One basic approach is to use the ~ (tilde) operator combined with the isin() method. The ~ operator negates the boolean Series returned by isin(), effectively selecting rows that do not match.

result = df_a[~df_a['ID'].isin(df_b['ID'])]
print(result)

This code will output:

   ID     Name
0  1    Alice
1  2      Bob
2  3  Charlie

Method 2: Using Merge with Indicator

Another approach is to use the merge method with the indicator=True option, which adds a column indicating from which DataFrame each row originates. We can then filter based on this indicator.

merged = df_a. merge(df_b, on='ID', how='outer', indicator=True)
result = merged[merged['_merge'] == 'left_only'].drop(columns=['_merge'])
print(result)

This will output the rows from df_a that are not in df_b, excluding the ‘Name’ column from df_b:

   ID     Name
0  1    Alice
1  2      Bob
2  3  Charlie

Method 3: Using DataFrame.query with Merge

For a more code-efficient and advanced approach, combining merge and query can offer a powerful solution. First, conduct an outer merge and then use query to filter rows.
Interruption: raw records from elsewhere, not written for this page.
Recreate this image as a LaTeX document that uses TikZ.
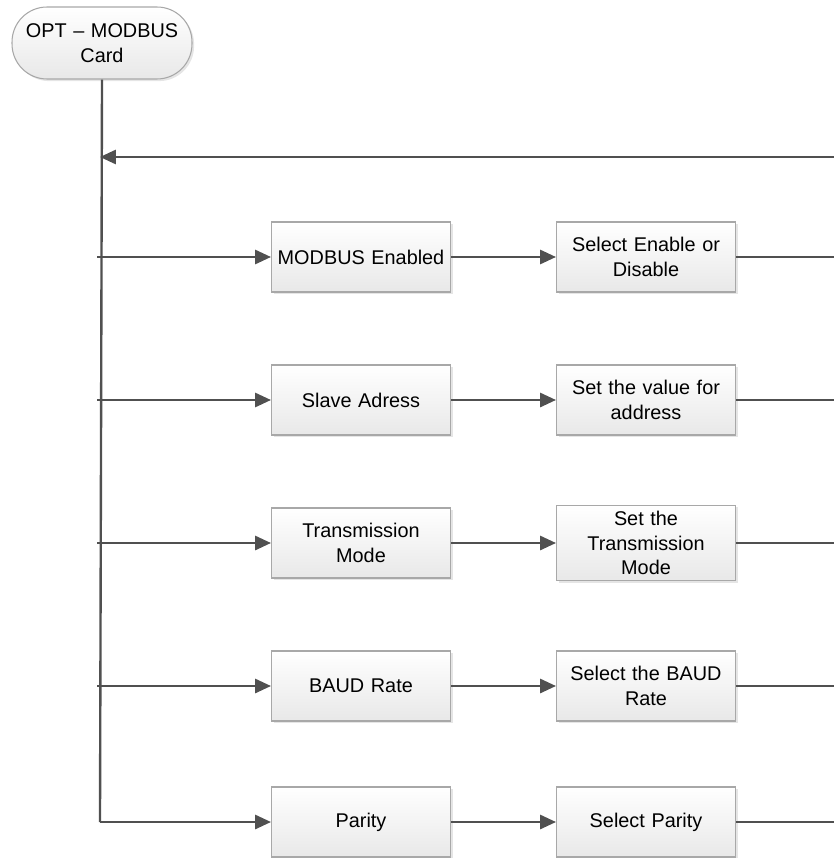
\documentclass[tikz,border=0pt]{standalone}
\usepackage{fontspec}
\setmainfont{Liberation Sans}
\usetikzlibrary{arrows.meta,shadows}
\definecolor{linegray}{HTML}{505050}
\definecolor{boxedge}{HTML}{A8A8A8}
\tikzset{
	stepbox/.style={draw=boxedge,line width=0.6pt,top color=white,bottom color=black!9,
		minimum width=3.58cm,minimum height=1.4cm,text width=3.4cm,inner xsep=1pt,align=center,
		font=\fontsize{11.3}{14}\selectfont,
		general shadow={shadow xshift=1.2pt,shadow yshift=-1.2pt,fill=black!10}},
	startbox/.style={stepbox,rounded corners=0.7cm,minimum width=3.6cm,minimum height=1.44cm},
	wire/.style={draw=linegray,line width=1.35pt},
	arr/.style={wire,-{Triangle[length=9pt,width=8pt]}}
}
\begin{document}
\begin{tikzpicture}[x=0.02cm,y=-0.02cm]
			\useasboundingbox(0,0)rectangle(834,858);
			\node[startbox](start)at(102,43){OPT -- MODBUS\\Card};
			\node[stepbox](mb)at(361,257){MODBUS Enabled};
			\node[stepbox](sa)at(361,400){Slave Adress};
			\node[stepbox](tm)at(361,543){Transmission\\Mode};
			\node[stepbox](br)at(361,686){BAUD Rate};
			\node[stepbox](pa)at(361,822){Parity};
			\node[stepbox](mbset)at(646,257){Select Enable or\\Disable};
			\node[stepbox](saset)at(646,400){Set the value for\\address};
			\node[stepbox](tmset)at(646,543){Set the\\Transmission\\Mode};
			\node[stepbox](brset)at(646,686){Select the BAUD\\Rate};
			\node[stepbox](paset)at(646,822){Select Parity};
			\coordinate(fbin)at(100,157);
			\coordinate(fbout)at(834,157);
			\coordinate(mbin)at(97,257);
			\coordinate(sain)at(97,400);
			\coordinate(tmin)at(97,543);
			\coordinate(brin)at(97,686);
			\coordinate(pain)at(100,822);
			\coordinate(mbout)at(834,257);
			\coordinate(saout)at(834,400);
			\coordinate(tmout)at(834,543);
			\coordinate(brout)at(834,686);
			\coordinate(paout)at(834,822);
			\draw[wire](start.south)--(pain);
			\draw[arr](fbout)--(fbin);
			\draw[arr](mbin)--(mb);
			\draw[arr](sain)--(sa);
			\draw[arr](tmin)--(tm);
			\draw[arr](brin)--(br);
			\draw[arr](pain)--(pa);
			\draw[arr](mb)--(mbset);
			\draw[arr](sa)--(saset);
			\draw[arr](tm)--(tmset);
			\draw[arr](br)--(brset);
			\draw[arr](pa)--(paset);
			\draw[wire](mbset)--(mbout);
			\draw[wire](saset)--(saout);
			\draw[wire](tmset)--(tmout);
			\draw[wire](brset)--(brout);
			\draw[wire](paset)--(paout);
		\end{tikzpicture}
\end{document}
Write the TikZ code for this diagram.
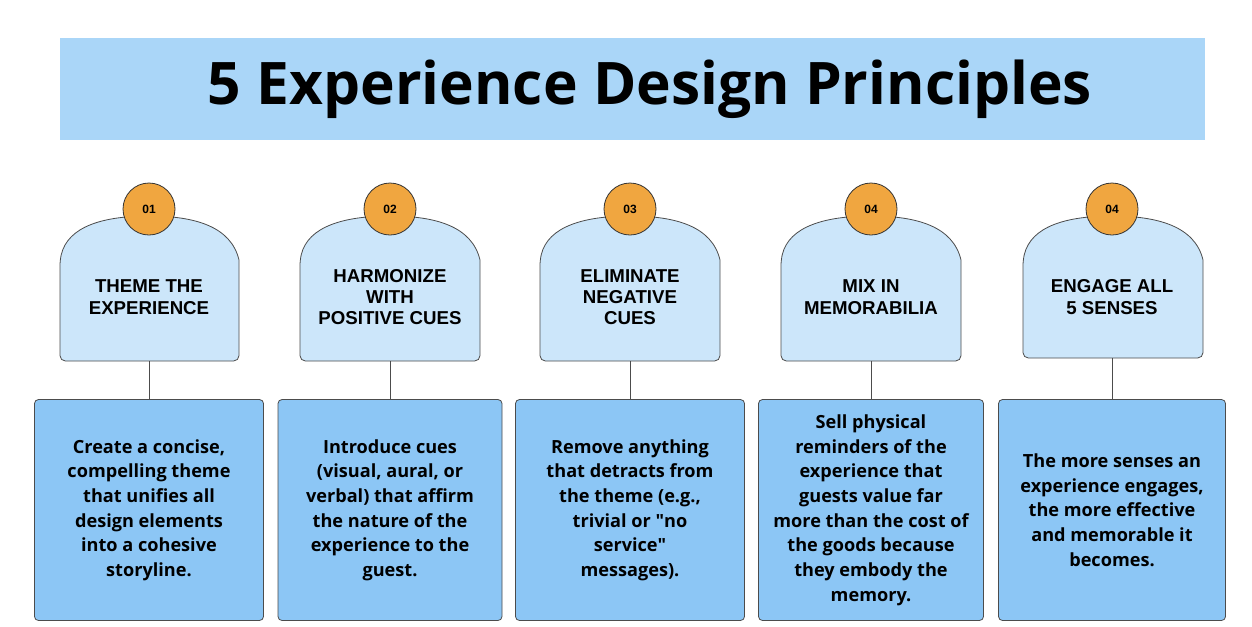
\documentclass[tikz,border=0pt]{standalone}
\usepackage{fontspec}
\setmainfont{Open Sans}
\newfontfamily\hfont{Liberation Sans}
\definecolor{titlebg}{HTML}{AAD6F8}
\definecolor{headbg}{HTML}{CCE6FA}
\definecolor{boxbg}{HTML}{8CC6F5}
\definecolor{orng}{HTML}{F0A640}
\begin{document}
\begin{tikzpicture}[x=0.75pt,y=-0.75pt,
  shp/.style={draw=black!70,line width=0.6pt,fill=headbg},
  bx/.style={draw=black!70,line width=0.6pt,fill=boxbg,rounded corners=3pt},
  num/.style={circle,draw=black!80,line width=0.6pt,fill=orng,minimum size=39pt,inner sep=0pt,font=\hfont\bfseries\fontsize{9}{10}\selectfont},
  head/.style={align=center,font=\hfont\bfseries\fontsize{14}{16}\selectfont},
  body/.style={align=center,font=\bfseries\fontsize{13.6}{18.5}\selectfont},
  conn/.style={draw=black!70,line width=0.6pt}]
\useasboundingbox (0,0) rectangle (1252,626);
\fill[white] (0,0) rectangle (1252,626);
\node[fill=titlebg,minimum width=858.75pt,minimum height=76.5pt,inner sep=0pt] (titlebox) at (632.5,89) {};
\node[font=\fontsize{44}{50}\selectfont\bfseries] (title) at (650,89) {5 Experience Design Principles};
\newcommand\mycol[9]{%
  \path[shp,rounded corners=4pt] (#3,#9) -- (#3,260) [sharp corners] .. controls (#3+8,226) and (#2-45,216) .. (#2,216) .. controls (#2+45,216) and (#4-8,226) .. (#4,260) [rounded corners=4pt] -- (#4,#9) -- cycle;
  \coordinate (hb#1) at (#2,#9);
  \node[num] (n#1) at (#2,209) {#6};
  \node[head] (h#1) at (#2,297) {#7};
  \node[bx,minimum width={(#5)*0.75pt},minimum height=165.75pt,inner sep=6pt] (b#1) at (#2,510) {};
  \node[body] (t#1) at (b#1.center) {#8};
  \draw[conn] (hb#1) -- (b#1.north);
}
\mycol{1}{149}{60}{239}{229}{01}{THEME THE\\EXPERIENCE}{Create a concise,\\compelling theme\\that unifies all\\design elements\\into a cohesive\\storyline.}{361}
\mycol{2}{390}{300}{480}{224}{02}{HARMONIZE\\WITH\\POSITIVE CUES}{Introduce cues\\(visual, aural, or\\verbal) that affirm\\the nature of the\\experience to the\\guest.}{361}
\mycol{3}{630}{540}{720}{229}{03}{ELIMINATE\\NEGATIVE\\CUES}{Remove anything\\that detracts from\\the theme (e.g.,\\trivial or \textquotedbl no\\service\textquotedbl\\messages).}{361}
\mycol{4}{871}{781}{961}{225}{04}{MIX IN\\MEMORABILIA}{Sell physical\\reminders of the\\experience that\\guests value far\\more than the cost of\\the goods because\\they embody the\\memory.}{361}
\mycol{5}{1112}{1023}{1203}{227}{04}{ENGAGE ALL\\5 SENSES}{The more senses an\\experience engages,\\the more effective\\and memorable it\\becomes.}{358}
\end{tikzpicture}
\end{document}
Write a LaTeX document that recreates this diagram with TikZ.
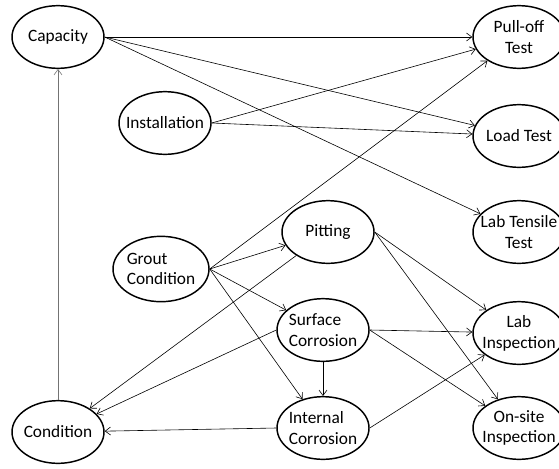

merged = df_a.merge(df_b, on='ID', how='outer', indicator=True)
result = merged.query("_merge == 'left_only'").drop('_merge', axis=1)
print(result)

This method produces the same output as the previous methods but could be more readable and concise for some users.

Advanced Technique: Using concat and drop_duplicates

For cases where you want to find unique rows based on all columns, you can use concat and drop_duplicates. This is particularly useful when the data does not have a clear key column for comparison or when you need to consider the entirety of the data’s content.

unique_rows = pd.concat([df_a, df_b]).drop_duplicates(keep=False)
print(unique_rows)

Keep in mind, this method considers all columns when determining uniqueness, so it might give different results compared to the methods focusing only on the ‘ID’ column.

Conclusion

Selecting rows from one DataFrame that are not present in another is a common task in data analysis, and Pandas provides several powerful tools to accomplish this. Whether through the use of boolean indexing, merge operations, or concatenation, each method has its own advantages depending on the specifics of the data and the analysis goals. Experimenting with these techniques will help you develop a deeper understanding of Pandas and data manipulation in Python.